Extract each line where the string "React" shows up.
====
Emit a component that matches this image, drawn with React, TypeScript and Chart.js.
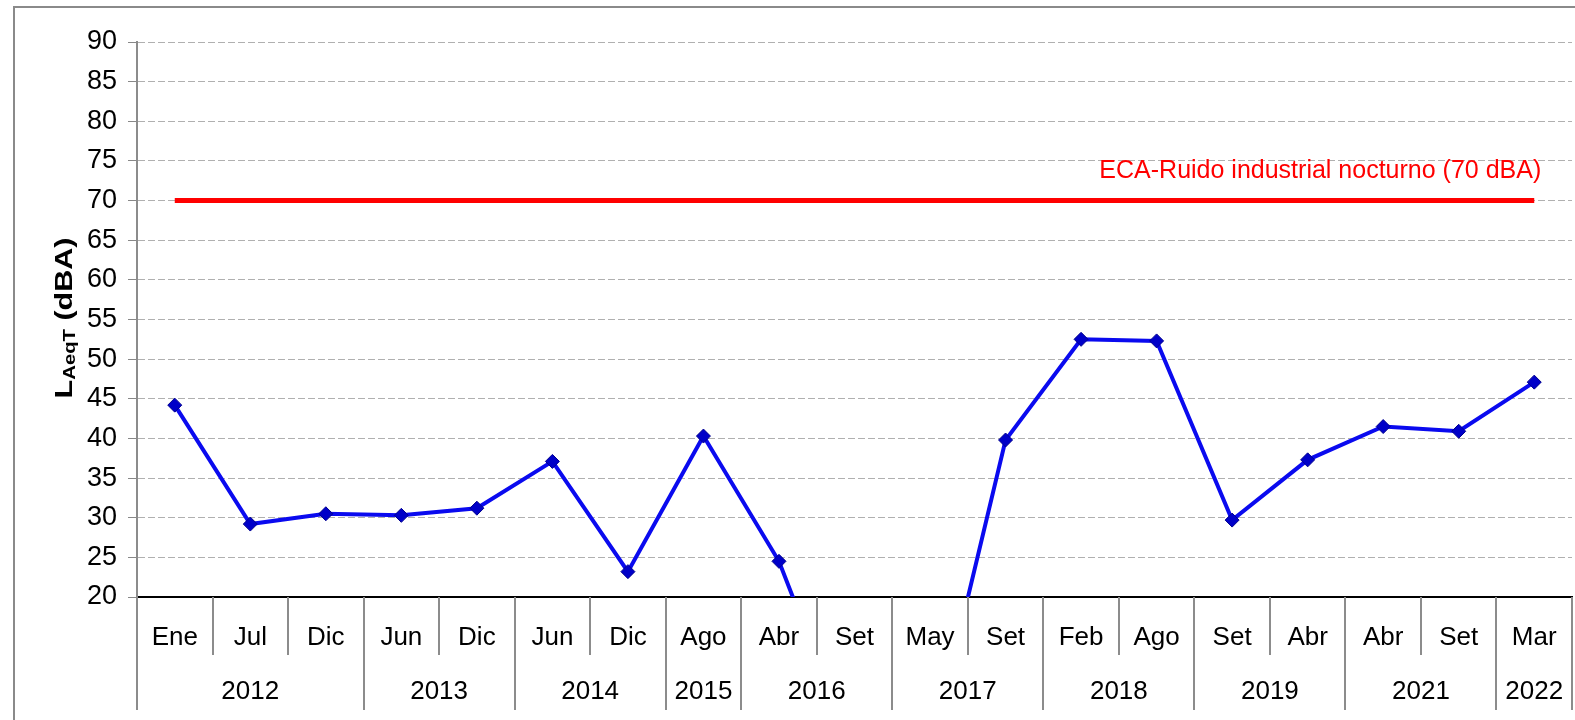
import React, { useEffect, useRef } from 'react';
import { Chart, registerables } from 'chart.js';

Chart.register(...registerables);

const months = ['Ene', 'Jul', 'Dic', 'Jun', 'Dic', 'Jun', 'Dic', 'Ago', 'Abr', 'Set', 'May', 'Set', 'Feb', 'Ago', 'Set', 'Abr', 'Abr', 'Set', 'Mar'];
const years = ['2012', '2013', '2014', '2015', '2016', '2017', '2018', '2019', '2021', '2022'];
const yearSpans = [3, 2, 2, 1, 2, 2, 2, 2, 2, 1];
const noiseValues = [44.2, 29.2, 30.5, 30.3, 31.2, 37.1, 23.2, 40.3, 24.5, 0, 0, 39.8, 52.5, 52.3, 29.7, 37.3, 41.5, 40.9, 47.1];
const limitValue = 70;
const limitLabel = 'ECA-Ruido industrial nocturno (70 dBA)';
const yMin = 20;
const yMax = 90;
const yStep = 5;
const yTitleMain = 'L';
const yTitleSub = 'AeqT';
const yTitleRest = ' (dBA)';

const FONT = '"Liberation Sans", Arial, sans-serif';

const decorPlugin = {
  id: 'decor',
  beforeDraw(chart: any) {
    const ctx = chart.ctx;
    ctx.save();
    ctx.fillStyle = '#ffffff';
    ctx.fillRect(0, 0, chart.width, chart.height);
    ctx.strokeStyle = '#8a8a8a';
    ctx.lineWidth = 2;
    ctx.beginPath();
    ctx.moveTo(14, chart.height);
    ctx.lineTo(14, 7);
    ctx.lineTo(chart.width, 7);
    ctx.stroke();
    ctx.restore();
  },
  afterDraw(chart: any) {
    const ctx = chart.ctx;
    const xs = chart.scales.x;
    const ys = chart.scales.y;
    const area = chart.chartArea;
    const n = months.length;
    const bound = (i: number) => {
      if (i <= 0) return area.left;
      if (i >= n) return area.right;
      return (xs.getPixelForValue(i - 1) + xs.getPixelForValue(i)) / 2;
    };
    const yearBounds = new Set<number>();
    let acc = 0;
    yearBounds.add(0);
    yearSpans.forEach((s) => { acc += s; yearBounds.add(acc); });

    ctx.save();
    ctx.strokeStyle = '#8c8c8c';
    ctx.lineWidth = 2;
    for (let i = 0; i <= n; i++) {
      const x = Math.round(bound(i));
      const len = yearBounds.has(i) ? 113 : 58;
      ctx.beginPath();
      ctx.moveTo(x, area.bottom);
      ctx.lineTo(x, area.bottom + len);
      ctx.stroke();
    }

    // year labels
    ctx.fillStyle = '#000000';
    ctx.font = `26px ${FONT}`;
    ctx.textAlign = 'center';
    ctx.textBaseline = 'middle';
    let start = 0;
    years.forEach((yr, k) => {
      const end = start + yearSpans[k];
      const cx = (bound(start) + bound(end)) / 2;
      ctx.fillText(yr, cx, area.bottom + 95);
      start = end;
    });

    // limit label
    ctx.fillStyle = '#ff0000';
    ctx.font = `25px ${FONT}`;
    ctx.textAlign = 'right';
    ctx.textBaseline = 'alphabetic';
    ctx.fillText(limitLabel, xs.getPixelForValue(n - 1) + 7, ys.getPixelForValue(limitValue) - 23);

    // y title with subscript
    ctx.fillStyle = '#000000';
    ctx.translate(64, 318);
    ctx.rotate(-Math.PI / 2);
    ctx.scale(1.27, 1);
    ctx.textAlign = 'left';
    const mainFont = `bold 24px ${FONT}`;
    const subFont = `bold 16px ${FONT}`;
    ctx.font = mainFont;
    const wMain = ctx.measureText(yTitleMain).width;
    const wRest = ctx.measureText(yTitleRest).width;
    ctx.font = subFont;
    const wSub = ctx.measureText(yTitleSub).width;
    const total = wMain + wSub + wRest;
    let tx = -total / 2;
    ctx.font = mainFont;
    ctx.fillText(yTitleMain, tx, 8);
    tx += wMain;
    ctx.font = subFont;
    ctx.fillText(yTitleSub, tx, 11);
    tx += wSub;
    ctx.font = mainFont;
    ctx.fillText(yTitleRest, tx, 8);
    ctx.restore();
  },
};

export default function App() {
  const ref = useRef<HTMLCanvasElement | null>(null);

  useEffect(() => {
    if (!ref.current) return;
    Chart.defaults.font.family = FONT;
    const chart = new Chart(ref.current, {
      type: 'line',
      data: {
        labels: months,
        datasets: [
          {
            label: 'LAeqT',
            data: noiseValues,
            borderColor: '#0a0aef',
            borderWidth: 4,
            pointStyle: 'rectRot',
            pointRadius: 7,
            pointBackgroundColor: '#0000c8',
            pointBorderColor: '#000090',
            pointBorderWidth: 1,
            tension: 0,
            clip: { left: 12, right: 12, top: 12, bottom: 0 } as any,
            order: 0,
          },
          {
            label: limitLabel,
            data: months.map(() => limitValue),
            borderColor: '#ff0000',
            borderWidth: 5,
            pointRadius: 0,
            tension: 0,
            order: 1,
          },
        ],
      },
      options: {
        animation: false,
        responsive: false,
        layout: { autoPadding: false, padding: { top: 42, right: 3, left: 0, bottom: 0 } },
        plugins: { legend: { display: false }, tooltip: { enabled: false } },
        scales: {
          x: {
            offset: true,
            grid: { display: false },
            border: { display: true, color: '#000000', width: 2 },
            ticks: { color: '#000000', font: { size: 26 }, padding: 17, maxRotation: 0, autoSkip: false },
            afterFit: (s: any) => { s.height = 123; s.paddingRight = 0; s.paddingLeft = 0; },
          },
          y: {
            min: yMin,
            max: yMax,
            ticks: { stepSize: yStep, color: '#000000', font: { size: 27 }, padding: 11 },
            grid: { color: '#b0b0b0', lineWidth: 1, tickLength: 9, tickColor: '#888888', tickBorderDash: [] },
            border: { display: true, color: '#8c8c8c', width: 2, dash: [7, 3] },
            afterFit: (s: any) => { s.width = 137; },
          },
        },
      },
      plugins: [decorPlugin],
    });
    return () => chart.destroy();
  }, []);

  return (
    <div style={{ position: 'absolute', left: 0, top: 0, width: 1575, height: 720 }}>
      <canvas ref={ref} width={1575} height={720} style={{ display: 'block' }} />
    </div>
  );
}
====
## FINAL RESULT
Emit a component that matches this image, drawn with React, TypeScript and Chart.js.
import React, { useEffect, useRef } from 'react';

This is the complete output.